- Film poster
- Directed by: Christopher Morahan
- Written by: Ernesto Gastaldi Ronald Harwood Pierre Rouve N. F. Simpson
- Produced by: Carlo Ponti
- Starring: Marcello Mastroianni
- Cinematography: Gerry Turpin
- Edited by: Peter Tanner
- Music by: Norman Kay
- Production companies: ABC Films Bridge Films
- Distributed by: Paramount Pictures
- Release date: December 1968;
- Running time: 102 minutes
- Country: United Kingdom
- Language: English
- Budget: $1.3 million

= Diamonds for Breakfast (film) =

1968 British film by Christopher Morahan

Diamonds for Breakfast is a 1968 British comedy film directed by Christopher Morahan. The film opened in London but was never released in the US. It recorded an overall loss of $1,445,000.

== Plot ==
Grand Duke Nicholas Wladimirovitch Goduno is a hard-up Russian aristocrat who owns a London boutique. At an art exhibition he slips on a banana skin and, recovering, hears the ghosts of his ancestors suggesting he steals the imperial diamonds. He assembles a team of female accomplices and posing as models they steal jewels by attaching them to carrier pigeons.
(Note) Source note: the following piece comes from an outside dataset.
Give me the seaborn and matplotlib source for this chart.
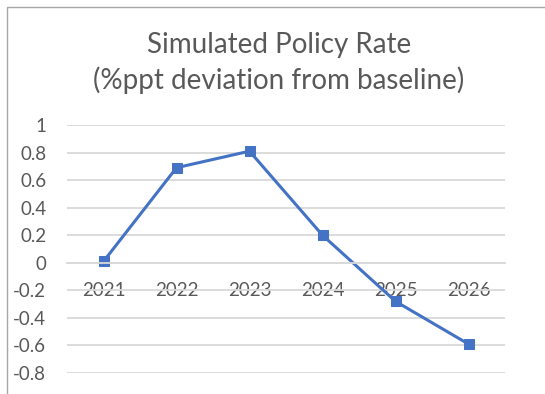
import matplotlib
matplotlib.use("Agg")
import matplotlib.pyplot as plt
from matplotlib.patches import Rectangle
import numpy as np
import pandas as pd
import seaborn as sns

years = ["2021", "2022", "2023", "2024", "2025", "2026"]
policy_rate = [0.01, 0.69, 0.81, 0.20, -0.28, -0.59]
y_ticks = [1, 0.8, 0.6, 0.4, 0.2, 0, -0.2, -0.4, -0.6, -0.8]
y_tick_labels = ["1", "0.8", "0.6", "0.4", "0.2", "0", "-0.2", "-0.4", "-0.6", "-0.8"]
title_lines = ["Simulated Policy Rate", "(%ppt deviation from baseline)"]

sns.set_theme(style="white")
plt.rcParams["font.family"] = ["Lato", "DejaVu Sans"]

TEXT = "#595959"
GRID = "#d9d9d9"
LINE = "#4472C4"

df = pd.DataFrame({"pos": np.arange(len(years)), "year": years, "rate": policy_rate})

fig = plt.figure(figsize=(5.45, 3.94), dpi=100)
ax = fig.add_axes([67 / 545, 1 - 373 / 394, (505 - 67) / 545, (373 - 125) / 394])

sns.lineplot(data=df, x="pos", y="rate", ax=ax, color=LINE, linewidth=2.2,
             marker="s", markersize=7.5, markeredgecolor=LINE, markerfacecolor=LINE)

ax.set_xlim(-0.5, len(years) - 0.5)
ax.set_ylim(-0.8, 1.0)
ax.set_yticks(y_ticks)
ax.set_yticklabels(y_tick_labels)
ax.set_xticks(df["pos"])
ax.set_xticklabels(years)
ax.set_xlabel("")
ax.set_ylabel("")

ax.yaxis.grid(True, color=GRID, linewidth=1.3)
ax.set_axisbelow(True)
for s in ["top", "right", "left"]:
    ax.spines[s].set_visible(False)
ax.spines["bottom"].set_position(("data", 0))
ax.spines["bottom"].set_color(GRID)
ax.spines["bottom"].set_linewidth(1.3)
ax.tick_params(axis="both", length=0, labelsize=13.5, labelcolor=TEXT)
ax.tick_params(axis="y", pad=15)
ax.tick_params(axis="x", pad=14)

fig.text(279 / 545, 1 - 45 / 394, title_lines[0], ha="center", va="center",
         fontsize=20, color=TEXT)
fig.text(279 / 545, 1 - 80 / 394, title_lines[1], ha="center", va="center",
         fontsize=20, color=TEXT)

fig.patches.append(Rectangle((7 / 545, -0.1), 1.2, 1 - 7 / 394 + 0.1,
                             transform=fig.transFigure, fill=False,
                             edgecolor="#a6a6a6", linewidth=1.0))

fig.savefig("out.png", dpi=100)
However Nikolas's aunt ambushes the pigeons, and loses everything gambling in Monte Carlo.

==Cast==
- Marcello Mastroianni as Grand Duke Nicholas Wladimirovitch Goduno
- Rita Tushingham as Bridget Rafferty
- Elaine Taylor as Victoria
- Margaret Blye as Honey
- Francesca Tu as Jeanne Silkingers
- The Karlins as triplets
- Warren Mitchell as Popov
- Nora Nicholson as Anastasia Petrovna
- Bryan Pringle as Police Sergeant
- Leonard Rossiter as Inspector Dudley
- Bill Fraser as bookseller
- David Horne as Duke of Windemere
- Charles Lloyd-Pack as butler
- Anne Blake as Nashka
- Ian Trigger as Popov's assistant

== Critical reception ==
The Monthly Film Bulletin wrote: "Unswervingly vulgar and soporific comedy whose principal joke is the sexual fatigue that overwhelms the hero in his patriotic attempts to keep his lady accomplices happy. The fantasy element is clumsily inserted (with great-grandfather's ghost looking remarkably like an extra from Ivan the Terrible (1944)), and N. F. Simpson's contribution to the script is discernible only in the accurately clichéd comments of the visitors to the Soviet exhibition and in the conversation of the elderly English Duke who boasts of having "slept through two World Wars". Mastroianni seems as embarrassed by his slapstick gags as Rita Tushingham does by the combination of Liverpudlian kookiness and romantic initiative with which the script burdens her; and only Warren Mitchell as the perspiring Russian (quoting Marx dogmatically, but still crossing himself for luck) strikes the right farcical note."